→ YOUR GOAL:
Set down, exactly as written, the lines from the top of the data to the line that holds "(0,0) rectangle (513,1078);", and omit the pictures.

→ GIVEN DATA:
_ _ _ _

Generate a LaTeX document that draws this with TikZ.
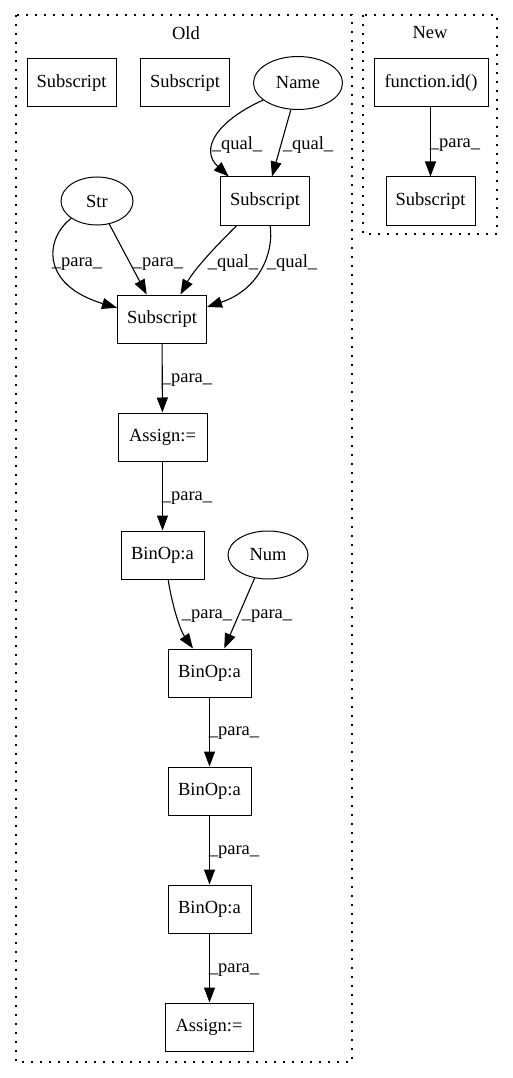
\documentclass[tikz,border=0pt]{standalone}
\usepackage{fontspec}
\setmainfont{Liberation Serif}
\usetikzlibrary{shapes.geometric,arrows.meta}
\begin{document}
\begin{tikzpicture}[x=1pt,y=-1pt,
  every node/.style={font=\fontsize{18.5}{20}\selectfont},
  box/.style={draw,line width=1pt,rectangle,inner sep=0pt,minimum height=48pt},
  oval/.style={draw,line width=1pt,ellipse,inner sep=0pt},
  lbl/.style={inner sep=0pt},
  cluster/.style={line width=1.3pt,dash pattern=on 1.6pt off 7.4pt},
  edge/.style={line width=1.1pt,-{Triangle[length=15pt,width=11pt]}}]
\useasboundingbox (0,0) rectangle (513,1078);

% clusters
\draw[cluster] (16,15) rectangle (352,1062);
\draw[cluster] (363,15) rectangle (497,234);
\node[lbl] (oldt) at (186,33) {Old};
\node[lbl] (newt) at (430,33) {New};

% Old
\node[box,minimum width=89pt] (s1) at (71.5,83) {Subscript};
\node[box,minimum width=89pt] (s2) at (185,83) {Subscript};
\node[oval,minimum width=89pt,minimum height=53pt] (name) at (298,83) {Name};
\node[oval,minimum width=72pt,minimum height=48pt] (str) at (97,201) {Str};
\node[box,minimum width=89pt] (s3) at (265,201) {Subscript};
\node[box,minimum width=89pt] (s4) at (162,319) {Subscript};
\node[box,minimum width=89pt] (as1) at (162.5,437) {Assign:=};
\node[box,minimum width=83pt] (b1) at (162.5,555) {BinOp:a};
\node[oval,minimum width=80pt,minimum height=48pt] (num) at (268,555) {Num};
\node[box,minimum width=83pt] (b2) at (209.5,673) {BinOp:a};
\node[box,minimum width=83pt] (b3) at (209.5,791) {BinOp:a};
\node[box,minimum width=83pt] (b4) at (209.5,909) {BinOp:a};
\node[box,minimum width=88pt] (as2) at (209,1027) {Assign:=};

% New
\node[box,minimum width=114pt] (fid) at (431,83) {function.id()};
\node[box,minimum width=89pt] (s5) at (430.5,201) {Subscript};

% edges
\draw[edge] (name.206) .. controls (215,122) and (200,150) .. (s3.146);
\draw[edge] (name.255) -- (s3.74);
\node[lbl] (q1) at (237,145) {\_qual\_};
\node[lbl] (q2) at (308,145) {\_qual\_};

\draw[edge] (str.214) .. controls (45,238) and (40,285) .. (s4.166);
\draw[edge] (str.298) -- (s4.122);
\node[lbl] (p1) at (77,264) {\_para\_};
\node[lbl] (p2) at (158,264) {\_para\_};

\draw[edge] (s3.221) .. controls (220,242) and (195,268) .. (s4.53);
\draw[edge] (s3.282) .. controls (274,255) and (258,290) .. (s4.15);
\node[lbl] (q3) at (233,263) {\_qual\_};
\node[lbl] (q4) at (292,263) {\_qual\_};

\draw[edge] (s4) -- (as1);
\node[lbl] (p3) at (187,380) {\_para\_};
\draw[edge] (as1) -- (b1);
\node[lbl] (p4) at (187,498) {\_para\_};

\draw[edge] (b1.283) .. controls (172,605) and (180,630) .. (b2.124);
\draw[edge] (num.240) -- (b2.59);
\node[lbl] (p5) at (207,616) {\_para\_};
\node[lbl] (p6) at (267,616) {\_para\_};

\draw[edge] (b2) -- (b3);
\node[lbl] (p7) at (234,733) {\_para\_};
\draw[edge] (b3) -- (b4);
\node[lbl] (p8) at (234,852) {\_para\_};
\draw[edge] (b4) -- (as2.north -| b4);
\node[lbl] (p9) at (234,970) {\_para\_};

\draw[edge] (fid.south -| s5) -- (s5);
\node[lbl] (p10) at (455,145) {\_para\_};
\end{tikzpicture}
\end{document}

_ _ _ _

→ REPLY TO THE TASK:
Generate a LaTeX document that draws this with TikZ.
\documentclass[tikz,border=0pt]{standalone}
\usepackage{fontspec}
\setmainfont{Liberation Serif}
\usetikzlibrary{shapes.geometric,arrows.meta}
\begin{document}
\begin{tikzpicture}[x=1pt,y=-1pt,
  every node/.style={font=\fontsize{18.5}{20}\selectfont},
  box/.style={draw,line width=1pt,rectangle,inner sep=0pt,minimum height=48pt},
  oval/.style={draw,line width=1pt,ellipse,inner sep=0pt},
  lbl/.style={inner sep=0pt},
  cluster/.style={line width=1.3pt,dash pattern=on 1.6pt off 7.4pt},
  edge/.style={line width=1.1pt,-{Triangle[length=15pt,width=11pt]}}]
\useasboundingbox (0,0) rectangle (513,1078);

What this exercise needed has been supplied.